101 Room for Improvement in Seasonal-to-Decadal Climate Prediction

Monday, 8 January 2018
Exhibit Hall 3 (ACC) (Austin, Texas)
Sang-Ik Shin, CIRES/Univ. of Colorado Boulder and NOAA/ESRL/Physical Sciences Division, Boulder, CO; and M. Newman

The hindcast skill, for leads from a season to a decade, of the current generation of coupled

GCMs (CGCMs) is assessed and benchmarked with skill of an empirical model, a Linear Inverse

Model (LIM). Both systems produce sea surface temperature (SST) and sea surface height (SSH)

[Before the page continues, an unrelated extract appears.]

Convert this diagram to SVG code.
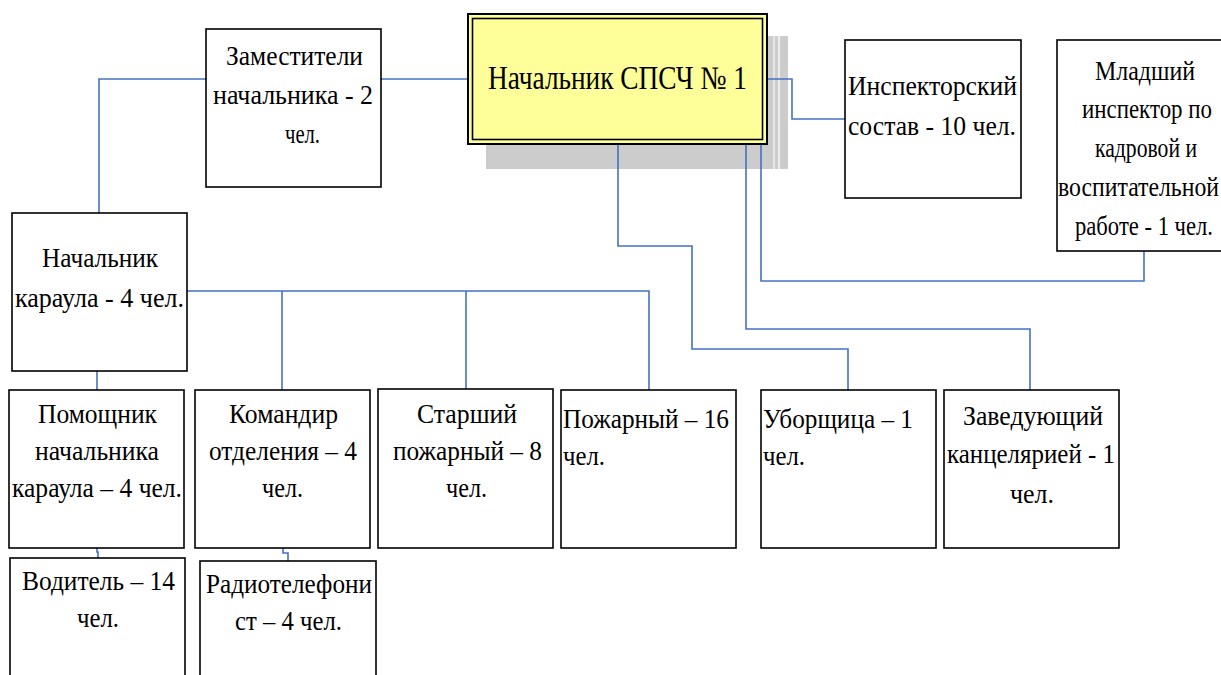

forecasts. For seasonal forecast leads, the CGCM ensemble mean hindcasts come from the North

American Multimodel Ensemble (NMME), while for interannual-to-decadal leads the CMIP5

hindcasts are analyzed. The LIM, constructed from near global (60oS-65oN) observed monthly

anomalies during the period 1961-2010, produces forecasts from 1 month to 9 years lead.

The LIM skill is comparable to or better than the CGCM ensemble mean, as well as local

univariate AR(1) process, at all timescales and all locations. Notably, the LIM is significantly

more skillful than the CGCM ensemble mean over the extratropics, especially at longer forecast

lead. For example, significant skill in the Pacific Decadal Oscillation (PDO), in both PDO phase

and amplitude, up to 6-9 yr lead in LIM are well compared to relatively low insignificant skills in

CMIP5 models.

Analysis of the LIM suggests that possible error in representing the SST-SSH coupling, rather

than uncertainty in forecast initialization, is a major cause of reduced SST and SSH skill in the

CGCMs. This also suggests that reducing this model error should improve model prediction skill

of seasonal-to-decadal SST and SSH anomalies.